> **GOAL**: Repeat exactly the lines of the listing below, please, starting with the first and ending with the line containing "-0.03, -0.07, -0.10];"; leave out the rest.
|---|
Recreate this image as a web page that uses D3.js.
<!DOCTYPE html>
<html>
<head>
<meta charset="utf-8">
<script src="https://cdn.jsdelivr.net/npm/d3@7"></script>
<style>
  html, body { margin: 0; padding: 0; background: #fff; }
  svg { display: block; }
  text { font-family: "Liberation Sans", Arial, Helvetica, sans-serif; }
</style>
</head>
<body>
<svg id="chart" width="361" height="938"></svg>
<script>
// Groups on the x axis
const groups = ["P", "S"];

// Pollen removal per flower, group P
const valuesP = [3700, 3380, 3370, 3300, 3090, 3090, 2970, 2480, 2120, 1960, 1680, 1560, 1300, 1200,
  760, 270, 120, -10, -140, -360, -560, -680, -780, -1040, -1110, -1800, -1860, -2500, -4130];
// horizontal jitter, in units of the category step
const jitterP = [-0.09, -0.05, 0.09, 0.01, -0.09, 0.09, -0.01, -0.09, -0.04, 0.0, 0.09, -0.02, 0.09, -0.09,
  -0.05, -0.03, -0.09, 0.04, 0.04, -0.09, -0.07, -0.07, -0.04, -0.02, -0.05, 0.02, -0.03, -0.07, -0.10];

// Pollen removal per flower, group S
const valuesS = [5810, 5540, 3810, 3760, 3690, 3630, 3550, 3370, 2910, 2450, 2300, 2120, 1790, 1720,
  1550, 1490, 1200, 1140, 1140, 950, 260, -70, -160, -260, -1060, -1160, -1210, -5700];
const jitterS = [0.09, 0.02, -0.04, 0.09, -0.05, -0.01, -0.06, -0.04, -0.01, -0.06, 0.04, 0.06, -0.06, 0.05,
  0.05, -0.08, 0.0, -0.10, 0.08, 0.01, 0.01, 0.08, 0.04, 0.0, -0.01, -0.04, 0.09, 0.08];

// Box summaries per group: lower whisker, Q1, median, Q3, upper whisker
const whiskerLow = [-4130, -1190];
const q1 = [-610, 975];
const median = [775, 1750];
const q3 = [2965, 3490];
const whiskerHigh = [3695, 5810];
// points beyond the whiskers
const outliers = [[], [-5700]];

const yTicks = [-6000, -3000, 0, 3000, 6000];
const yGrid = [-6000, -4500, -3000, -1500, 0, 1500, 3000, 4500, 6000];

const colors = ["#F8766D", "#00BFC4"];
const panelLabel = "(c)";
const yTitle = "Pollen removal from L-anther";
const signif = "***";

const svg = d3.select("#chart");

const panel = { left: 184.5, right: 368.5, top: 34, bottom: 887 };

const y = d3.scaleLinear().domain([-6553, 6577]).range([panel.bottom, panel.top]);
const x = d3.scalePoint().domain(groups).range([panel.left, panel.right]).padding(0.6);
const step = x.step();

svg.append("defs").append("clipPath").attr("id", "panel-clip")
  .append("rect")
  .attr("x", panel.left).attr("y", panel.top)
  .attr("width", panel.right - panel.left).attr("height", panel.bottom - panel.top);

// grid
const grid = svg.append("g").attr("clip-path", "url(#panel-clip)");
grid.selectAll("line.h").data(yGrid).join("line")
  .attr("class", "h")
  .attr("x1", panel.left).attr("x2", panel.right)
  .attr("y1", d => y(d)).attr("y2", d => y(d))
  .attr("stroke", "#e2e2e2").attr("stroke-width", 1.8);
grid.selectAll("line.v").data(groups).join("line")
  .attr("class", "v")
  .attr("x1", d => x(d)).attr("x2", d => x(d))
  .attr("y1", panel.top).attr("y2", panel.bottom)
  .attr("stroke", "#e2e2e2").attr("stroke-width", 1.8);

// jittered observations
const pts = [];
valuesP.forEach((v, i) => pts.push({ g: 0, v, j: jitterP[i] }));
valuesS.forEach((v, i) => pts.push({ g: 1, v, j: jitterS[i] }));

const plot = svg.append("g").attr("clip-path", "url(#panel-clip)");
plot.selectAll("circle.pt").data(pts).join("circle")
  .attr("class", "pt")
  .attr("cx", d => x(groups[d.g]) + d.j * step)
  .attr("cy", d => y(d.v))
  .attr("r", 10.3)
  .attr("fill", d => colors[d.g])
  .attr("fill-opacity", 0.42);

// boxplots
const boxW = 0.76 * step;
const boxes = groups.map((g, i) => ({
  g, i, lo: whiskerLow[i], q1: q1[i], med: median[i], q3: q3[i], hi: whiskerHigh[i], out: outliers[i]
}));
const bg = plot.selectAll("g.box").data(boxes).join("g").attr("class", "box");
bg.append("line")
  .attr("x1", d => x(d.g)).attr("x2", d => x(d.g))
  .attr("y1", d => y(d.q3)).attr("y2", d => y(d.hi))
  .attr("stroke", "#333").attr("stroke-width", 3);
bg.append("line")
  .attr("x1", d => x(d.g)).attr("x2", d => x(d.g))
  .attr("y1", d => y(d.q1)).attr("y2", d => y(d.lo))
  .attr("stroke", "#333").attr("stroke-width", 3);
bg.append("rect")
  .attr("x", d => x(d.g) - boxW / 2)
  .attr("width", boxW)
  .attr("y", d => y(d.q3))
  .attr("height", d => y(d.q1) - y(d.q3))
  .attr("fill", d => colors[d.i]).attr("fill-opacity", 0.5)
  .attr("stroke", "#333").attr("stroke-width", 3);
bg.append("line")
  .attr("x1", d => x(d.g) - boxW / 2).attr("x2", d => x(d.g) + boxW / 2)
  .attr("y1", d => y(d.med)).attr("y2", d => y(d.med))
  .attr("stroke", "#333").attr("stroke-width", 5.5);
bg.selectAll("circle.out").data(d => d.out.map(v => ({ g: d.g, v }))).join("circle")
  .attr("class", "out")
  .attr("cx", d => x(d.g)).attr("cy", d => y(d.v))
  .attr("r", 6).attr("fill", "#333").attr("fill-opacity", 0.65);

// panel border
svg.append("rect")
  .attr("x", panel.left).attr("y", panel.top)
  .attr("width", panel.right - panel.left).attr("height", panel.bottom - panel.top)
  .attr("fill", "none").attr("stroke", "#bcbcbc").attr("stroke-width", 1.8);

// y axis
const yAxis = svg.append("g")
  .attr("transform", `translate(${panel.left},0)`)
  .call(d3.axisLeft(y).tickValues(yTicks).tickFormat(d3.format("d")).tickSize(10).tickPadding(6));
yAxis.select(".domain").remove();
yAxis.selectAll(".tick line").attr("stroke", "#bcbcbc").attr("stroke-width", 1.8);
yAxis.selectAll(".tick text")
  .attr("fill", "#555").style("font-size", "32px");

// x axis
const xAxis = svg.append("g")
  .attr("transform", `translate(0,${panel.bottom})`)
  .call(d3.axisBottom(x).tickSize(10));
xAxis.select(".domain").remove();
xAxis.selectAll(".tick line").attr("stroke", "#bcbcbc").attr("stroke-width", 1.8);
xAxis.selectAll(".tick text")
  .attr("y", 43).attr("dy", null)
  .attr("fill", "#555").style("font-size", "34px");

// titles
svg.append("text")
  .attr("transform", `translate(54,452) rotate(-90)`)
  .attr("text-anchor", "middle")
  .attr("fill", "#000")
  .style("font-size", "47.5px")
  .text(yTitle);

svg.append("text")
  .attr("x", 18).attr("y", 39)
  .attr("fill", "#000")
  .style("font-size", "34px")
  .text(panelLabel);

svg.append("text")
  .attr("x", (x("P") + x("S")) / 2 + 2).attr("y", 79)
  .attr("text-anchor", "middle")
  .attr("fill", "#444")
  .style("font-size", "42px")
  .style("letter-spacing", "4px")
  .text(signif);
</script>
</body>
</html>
|---|
> **OUTPUT FOR THIS EXERCISE**:
Recreate this image as a web page that uses D3.js.
<!DOCTYPE html>
<html>
<head>
<meta charset="utf-8">
<script src="https://cdn.jsdelivr.net/npm/d3@7"></script>
<style>
  html, body { margin: 0; padding: 0; background: #fff; }
  svg { display: block; }
  text { font-family: "Liberation Sans", Arial, Helvetica, sans-serif; }
</style>
</head>
<body>
<svg id="chart" width="361" height="938"></svg>
<script>
// Groups on the x axis
const groups = ["P", "S"];

// Pollen removal per flower, group P
const valuesP = [3700, 3380, 3370, 3300, 3090, 3090, 2970, 2480, 2120, 1960, 1680, 1560, 1300, 1200,
  760, 270, 120, -10, -140, -360, -560, -680, -780, -1040, -1110, -1800, -1860, -2500, -4130];
// horizontal jitter, in units of the category step
const jitterP = [-0.09, -0.05, 0.09, 0.01, -0.09, 0.09, -0.01, -0.09, -0.04, 0.0, 0.09, -0.02, 0.09, -0.09,
  -0.05, -0.03, -0.09, 0.04, 0.04, -0.09, -0.07, -0.07, -0.04, -0.02, -0.05, 0.02, -0.03, -0.07, -0.10];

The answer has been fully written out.